At Eternity’s gate raconte les trois dernières années de la vie de Vincent Van Gogh, de 1887, juste avant son départ pour Arles, à 1890, peu après son arrivée à Auvers-sur-Oise.
Bonne idée que de vouloir faire la biographie filmée du célèbre peintre hollandais! C’est vrai que cela n’avait jamais été fait avant…
Ah, pardon, on nous dit que si… Mais pas par de grands cinéastes, hein… C’étaient des petits films de rien du tout, signés par des cinéastes obscurs…
Comment? Vincente Minelli (La vie passionnée de Vincent Van Gogh), Robert Altman (Vincent et Théo), Maurice Pialat (Van Gogh). Ah, oui, tout de même… Mais Julian Schnabel propose une approche différente, suggérant que Van Gogh n’était pas instable mentalement, mais juste hypersensible et incompris de ses contemporains, et que, contrairement à la version officielle, il ne s’est pas suicidé mais a été blessé accidentellement. Ah! Cette version-là, c’est de l’inédit!
Pardon? Ca a été fait aussi? Dans La Passion Van Gogh, de Dorota Kobiela et Hugh Welchman, sorti en 2017? Ah, mince alors! Cela veut dire que Julian Schnabel arrive un peu après la bataille, non?
Conscient de ne rien avoir à nous apprendre de neuf sur Van Gogh, Julian Schnabel décide de soigner la forme du film, en proposant de filmer au plus près le bouillonnement créatif de ce génie incompris, caméra à l’épaule. Aïe! Mauvais choix… Les images tremblotantes donnent la nausée et quand la caméra se pose un peu, c’est soit pour filmer des choses inintéressantes – deux minutes sur une paire de souliers usés, juste parce que Van Gogh a eu l’idée de les peindre… – soit pour essayer d’expliquer que l’artiste voit les choses que le commun des mortels est incapable de voir, à grand renfort d’effets de filtres numériques, de flous pseudo-artistiques et d’images saturées. Au secours!

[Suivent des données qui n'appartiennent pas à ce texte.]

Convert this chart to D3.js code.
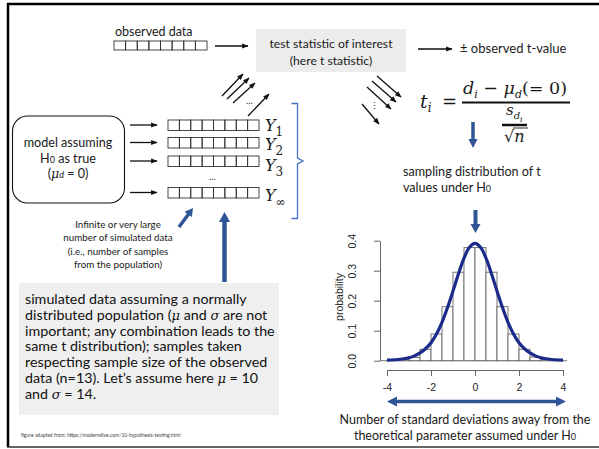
<!DOCTYPE html>
<html>
<head>
<meta charset="utf-8">
<script src="https://cdn.jsdelivr.net/npm/d3@7"></script>
<style>
  body { margin: 0; background: #fff; }
  svg { display: block; }
  .sans { font-family: Lato, "Open Sans", sans-serif; fill: #1a1a1a; }
  .math { font-family: "DejaVu Serif", "Liberation Serif", serif; font-style: italic; fill: #1a1a1a; }
</style>
</head>
<body>
<div id="chart"></div>
<script>
// histogram of simulated t values
const binStarts = [-4, -3.5, -3, -2.5, -2, -1.5, -1, -0.5, 0, 0.5, 1, 1.5, 2, 2.5, 3, 3.5]
const binHeights = [0.001, 0.004, 0.011, 0.038, 0.089, 0.18, 0.295, 0.377, 0.377, 0.295, 0.18, 0.089, 0.038, 0.012, 0.004, 0.001]
const binWidth = 0.5

// density curve
const curveX = [-4, -3.5, -3, -2.75, -2.5, -2.25, -2, -1.75, -1.5, -1.25, -1, -0.75, -0.5, -0.25, 0,
                0.25, 0.5, 0.75, 1, 1.25, 1.5, 1.75, 2, 2.25, 2.5, 2.75, 3, 3.5, 4]
const curveY = [0.002, 0.004, 0.010, 0.016, 0.026, 0.040, 0.060, 0.089, 0.128, 0.177, 0.232, 0.290, 0.342, 0.378, 0.391,
                0.378, 0.342, 0.290, 0.232, 0.177, 0.128, 0.089, 0.060, 0.040, 0.026, 0.016, 0.010, 0.004, 0.002]

const xTicks = [-4, -2, 0, 2, 4]
const yTicks = [0, 0.1, 0.2, 0.3, 0.4]

const sampleRows = ['1', '2', '3', '∞']
const boxesPerRow = 8

const bottomLines = [
  'simulated data assuming a normally',
  ['distributed population (', 'μ', ' and ', 'σ', ' are not'],
  'important; any combination leads to the',
  'same t distribution); samples taken',
  'respecting sample size of the observed',
  ['data (n=13).  Let\u2019s assume here ', 'μ', ' = 10'],
  ['and ', 'σ', ' = 14.']
]
const smallNote = ['Infinite or very large', 'number of simulated data', '(i.e., number of samples', 'from the population)']

const W = 599, H = 449
const blue = '#2f5597'
const navy = '#1c2a8a'

const svg = d3.select('#chart').append('svg').attr('width', W).attr('height', H)

const defs = svg.append('defs')
defs.append('marker').attr('id', 'ah')
  .attr('viewBox', '0 0 10 10').attr('refX', 9).attr('refY', 5)
  .attr('markerWidth', 5).attr('markerHeight', 5).attr('orient', 'auto')
  .append('path').attr('d', 'M0,1 L10,5 L0,9 Z').attr('fill', '#111')

// fat arrow as polygon
function fatArrow(g, x1, y1, x2, y2, shaft, headW, headL, color) {
  const dx = x2 - x1, dy = y2 - y1, len = Math.hypot(dx, dy)
  const ux = dx / len, uy = dy / len, nx = -uy, ny = ux
  const bx = x2 - ux * headL, by = y2 - uy * headL
  const pts = [
    [x1 + nx * shaft / 2, y1 + ny * shaft / 2],
    [bx + nx * shaft / 2, by + ny * shaft / 2],
    [bx + nx * headW / 2, by + ny * headW / 2],
    [x2, y2],
    [bx - nx * headW / 2, by - ny * headW / 2],
    [bx - nx * shaft / 2, by - ny * shaft / 2],
    [x1 - nx * shaft / 2, y1 - ny * shaft / 2]
  ]
  g.append('path').attr('d', 'M' + pts.map(p => p.join(',')).join('L') + 'Z').attr('fill', color)
}
function thinArrow(x1, y1, x2, y2) {
  svg.append('line').attr('x1', x1).attr('y1', y1).attr('x2', x2).attr('y2', y2)
    .attr('stroke', '#111').attr('stroke-width', 1.3).attr('marker-end', 'url(#ah)')
}

// frame
svg.append('line').attr('x1', 7).attr('x2', W).attr('y1', 4).attr('y2', 4).attr('stroke', '#000').attr('stroke-width', 2.5)
svg.append('line').attr('x1', 8).attr('x2', 8).attr('y1', 3).attr('y2', 447).attr('stroke', '#000').attr('stroke-width', 2.5)
svg.append('line').attr('x1', 7).attr('x2', W).attr('y1', 447).attr('y2', 447).attr('stroke', '#333').attr('stroke-width', 1.5)

// observed data
svg.append('text').attr('class', 'sans').attr('x', 115).attr('y', 36).attr('font-size', 12.5).text('observed data')
const obsX = d3.scaleBand().domain(d3.range(boxesPerRow)).range([114, 207])
svg.append('g').selectAll('rect').data(d3.range(boxesPerRow)).join('rect')
  .attr('x', d => obsX(d)).attr('y', 41).attr('width', obsX.bandwidth()).attr('height', 9)
  .attr('fill', 'none').attr('stroke', '#333').attr('stroke-width', 0.9)
thinArrow(215, 46, 248, 46)

// test statistic box
svg.append('rect').attr('x', 256).attr('y', 29).attr('width', 150).attr('height', 43).attr('fill', '#ececec')
svg.append('text').attr('class', 'sans').attr('x', 331).attr('y', 48).attr('font-size', 12.2).attr('text-anchor', 'middle').text('test statistic of interest')
svg.append('text').attr('class', 'sans').attr('x', 331).attr('y', 65).attr('font-size', 12.2).attr('text-anchor', 'middle').text('(here t statistic)')
thinArrow(418, 49, 452, 49)
svg.append('text').attr('class', 'sans').attr('x', 460).attr('y', 53).attr('font-size', 13).text('± observed t-value')

// diagonal arrows up
;[[222, 96, 243, 74], [227, 99, 249, 78], [233, 103, 255, 83], [248, 116, 269, 94]].forEach(a => thinArrow(...a))
svg.append('text').attr('class', 'sans').attr('x', 246).attr('y', 104).attr('font-size', 9).text('…')

// diagonal arrows down
;[[377, 76, 401, 97], [372, 81, 396, 102], [367, 87, 391, 109], [362, 104, 379, 124]].forEach(a => thinArrow(...a))
svg.append('text').attr('class', 'sans').attr('x', 370).attr('y', 109).attr('font-size', 9).text('⋮')

// formula
const fm = svg.append('g').attr('class', 'math')
fm.append('text').attr('x', 420).attr('y', 108).attr('font-size', 19).html('t<tspan font-size="12" dy="4">i</tspan>')
fm.append('text').attr('x', 442).attr('y', 108).attr('font-size', 18).attr('font-style', 'normal').text('=')
fm.append('text').attr('x', 463).attr('y', 94).attr('font-size', 17.5)
  .html('d<tspan font-size="11" dy="4">i</tspan><tspan dy="-4" font-style="normal"> − </tspan>μ<tspan font-size="11" dy="4">d</tspan><tspan dy="-4" font-style="normal">(= 0)</tspan>')
fm.append('line').attr('x1', 462).attr('x2', 570).attr('y1', 102.5).attr('y2', 102.5).attr('stroke', '#111').attr('stroke-width', 1.8)
fm.append('text').attr('x', 506).attr('y', 115).attr('font-size', 15)
  .html('s<tspan font-size="10" dy="4">d</tspan><tspan font-size="8" dy="3">i</tspan>')
fm.append('line').attr('x1', 502).attr('x2', 527).attr('y1', 125).attr('y2', 125).attr('stroke', '#111').attr('stroke-width', 2.5)
fm.append('text').attr('x', 504).attr('y', 142).attr('font-size', 16).html('<tspan font-style="normal">√</tspan>n')
fm.append('line').attr('x1', 513).attr('x2', 528).attr('y1', 128).attr('y2', 128).attr('stroke', '#111').attr('stroke-width', 0.9)

fatArrow(svg, 473, 122, 473, 148, 3.5, 9, 9, blue)
svg.append('text').attr('class', 'sans').attr('x', 403).attr('y', 176).attr('font-size', 12.6).text('sampling distribution of t')
svg.append('text').attr('class', 'sans').attr('x', 403).attr('y', 192).attr('font-size', 12.6).html('values under H<tspan font-size="9">0</tspan>')

// model box
svg.append('rect').attr('x', 12.5).attr('y', 116).attr('width', 112).attr('height', 87).attr('rx', 15)
  .attr('fill', 'none').attr('stroke', '#111').attr('stroke-width', 1.1)
svg.append('text').attr('class', 'sans').attr('x', 68).attr('y', 147).attr('font-size', 12.6).attr('text-anchor', 'middle').text('model assuming')
svg.append('text').attr('class', 'sans').attr('x', 68).attr('y', 163).attr('font-size', 12.6).attr('text-anchor', 'middle').html('H<tspan font-size="9">0</tspan> as true')
svg.append('text').attr('class', 'sans').attr('x', 68).attr('y', 178).attr('font-size', 12.6).attr('text-anchor', 'middle')
  .html('(<tspan font-family="DejaVu Serif" font-style="italic">μ</tspan><tspan font-style="italic" font-size="9">d</tspan> = 0)')

// simulated samples
const rowYpos = r => r === '∞' ? 187.5 : [120, 137.5, 156][sampleRows.indexOf(r)]
const bx = d3.scaleBand().domain(d3.range(boxesPerRow)).range([168, 259])
sampleRows.forEach(r => {
  const y0 = rowYpos(r)
  thinArrow(130, y0 + 5, 157, y0 + 5)
  svg.append('g').selectAll('rect').data(d3.range(boxesPerRow)).join('rect')
    .attr('x', d => bx(d)).attr('y', y0).attr('width', bx.bandwidth()).attr('height', 10.5)
    .attr('fill', 'none').attr('stroke', '#333').attr('stroke-width', 0.9)
  svg.append('text').attr('class', 'math').attr('x', 265).attr('y', y0 + (r === '∞' ? 13 : 11) + (r === '3' ? 4 : 0) + (r === '2' ? 1 : 0))
    .attr('font-size', 16).html('Y<tspan font-size="12" font-style="normal" dy="5">' + r + '</tspan>')
})
svg.append('text').attr('class', 'sans').attr('x', 209).attr('y', 180).attr('font-size', 9).text('…')

// bracket
svg.append('path').attr('d', 'M291.5,103.5 H297.5 V158 L303,161 L297.5,164 V218.5 H291.5')
  .attr('fill', 'none').attr('stroke', '#4472c4').attr('stroke-width', 1.3)

fatArrow(svg, 179, 227, 193, 208, 3.5, 9, 8, blue)
smallNote.forEach((t, i) => {
  svg.append('text').attr('class', 'sans').attr('x', 118).attr('y', 228 + i * 13.3).attr('font-size', 9.8)
    .attr('text-anchor', 'middle').text(t)
})
fatArrow(svg, 224.5, 282, 224.5, 212, 4.5, 11, 10, blue)

// bottom gray box
svg.append('rect').attr('x', 19).attr('y', 283).attr('width', 260).attr('height', 132).attr('fill', '#efefef')
bottomLines.forEach((ln, i) => {
  const t = svg.append('text').attr('class', 'sans').attr('x', 25).attr('y', 304 + i * 15.8).attr('font-size', 14.3).style('fill', '#111')
  if (typeof ln === 'string') t.text(ln)
  else ln.forEach((s, j) => t.append('tspan').text(s)
    .attr('font-family', j % 2 ? '"DejaVu Serif", serif' : null).attr('font-style', j % 2 ? 'italic' : null)
    .attr('font-size', j % 2 ? 13 : null))
})
svg.append('text').attr('class', 'sans').attr('x', 21).attr('y', 437).attr('font-size', 5).style('fill', '#444')
  .text('figure adapted from: https://moderndive.com/10-hypothesis-testing.html')

// histogram panel
const x = d3.scaleLinear().domain([-4, 4]).range([387, 563])
const y = d3.scaleLinear().domain([0, 0.4]).range([360.7, 240.7])

svg.append('line').attr('x1', 380).attr('x2', 567).attr('y1', y(0)).attr('y2', y(0)).attr('stroke', '#777').attr('stroke-width', 1)
svg.append('g').selectAll('rect').data(binStarts).join('rect')
  .attr('x', d => x(d)).attr('width', d => x(d + binWidth) - x(d))
  .attr('y', (d, i) => y(binHeights[i])).attr('height', (d, i) => y(0) - y(binHeights[i]))
  .attr('fill', '#fff').attr('stroke', '#666').attr('stroke-width', 0.9)

const line = d3.line().x(d => x(d[0])).y(d => y(d[1])).curve(d3.curveCatmullRom)
svg.append('path').datum(d3.zip(curveX, curveY)).attr('d', line)
  .attr('fill', 'none').attr('stroke', navy).attr('stroke-width', 3.2)

const xAxis = svg.append('g').attr('transform', 'translate(0,370)')
  .call(d3.axisBottom(x).tickValues(xTicks).tickFormat(d => String(d)).tickSize(6).tickSizeOuter(0).tickPadding(8))
xAxis.selectAll('text').attr('font-family', '"Liberation Sans", Arial, sans-serif').attr('font-size', 10.5).attr('fill', '#222')
xAxis.selectAll('path,line').attr('stroke', '#666')

const yAxis = svg.append('g').attr('transform', 'translate(380,0)')
  .call(d3.axisLeft(y).tickValues(yTicks).tickFormat(d3.format('.1f')).tickSize(6).tickSizeOuter(0))
yAxis.selectAll('path,line').attr('stroke', '#666')
yAxis.selectAll('text').attr('font-family', '"Liberation Sans", Arial, sans-serif').attr('font-size', 10.5).attr('fill', '#222')
  .attr('transform', 'rotate(-90)').attr('x', 0).attr('y', -28).attr('dy', '0.35em').attr('text-anchor', 'middle')

svg.append('text').attr('transform', 'translate(343,297) rotate(-90)').attr('text-anchor', 'middle')
  .attr('font-family', '"Liberation Sans", Arial, sans-serif').attr('font-size', 10.5).attr('fill', '#222').text('probability')

fatArrow(svg, 475.5, 210, 475.5, 233, 4, 10, 9, blue)

// double arrow under axis
fatArrow(svg, 476, 401.5, 566, 401.5, 3.5, 10, 10, blue)
fatArrow(svg, 476, 401.5, 387, 401.5, 3.5, 10, 10, blue)

svg.append('text').attr('class', 'sans').attr('x', 465).attr('y', 424).attr('font-size', 12.5).attr('text-anchor', 'middle')
  .text('Number of standard deviations away from the')
svg.append('text').attr('class', 'sans').attr('x', 465).attr('y', 440).attr('font-size', 12.5).attr('text-anchor', 'middle')
  .html('theoretical parameter assumed under H<tspan font-size="9">0</tspan>')
</script>
</body>
</html>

Peut-être nous trompons-nous… Peut-être que Julian Schnabel, tel Van Gogh, est un génie incompris de son vivant, que son talent de metteur en scène ne sera reconnu que dans plusieurs décennies et que At Eternity’s gate sera alors considéré comme une oeuvre essentielle, un chef d’oeuvre du septième art. Mais cela nous étonnerait quand même un peu…
Si encore le film pouvait s’appuyer sur un grand numéro d’acteur, on pourrait au moins lui trouver un semblant d’intérêt, mais, si la performance de Willem Dafoe est honorable, elle manque un peu d’âme. L’acteur semble jouer Van Gogh comme il jouait Pasolini ou Jésus de Nazareth, avec les mêmes mimiques, mêmes gestes, mêmes expressions faciales… A sa décharge, cette caméra constamment en mouvement, instable, chaotique ne lui laisse pas beaucoup d’espace pour s’exprimer. Dommage, car c’est quand la caméra se calme que le film retrouve un peu d’allant – par exemple, les scènes de confrontation avec Gauguin (Oscar Isaac) ou le prêtre de l’hôpital psychiatrique de Saint-Rémy de Provence (Mads Mikkelsen).
En bref, At Eternity’s gate ne présente absolument aucun intérêt, ni pour les admirateurs de Van Gogh, ni pour les cinéphiles, et sa présence en compétition officielle à Venise est pour nous un mystère bien plus grand que celui de la mort du célèbre peintre. Mieux vaut voir ou revoir l’excellent La Passion Van Gogh, qui n’a pas bénéficié de la même exposition médiatique et est sorti en salles en catimini, l’an dernier.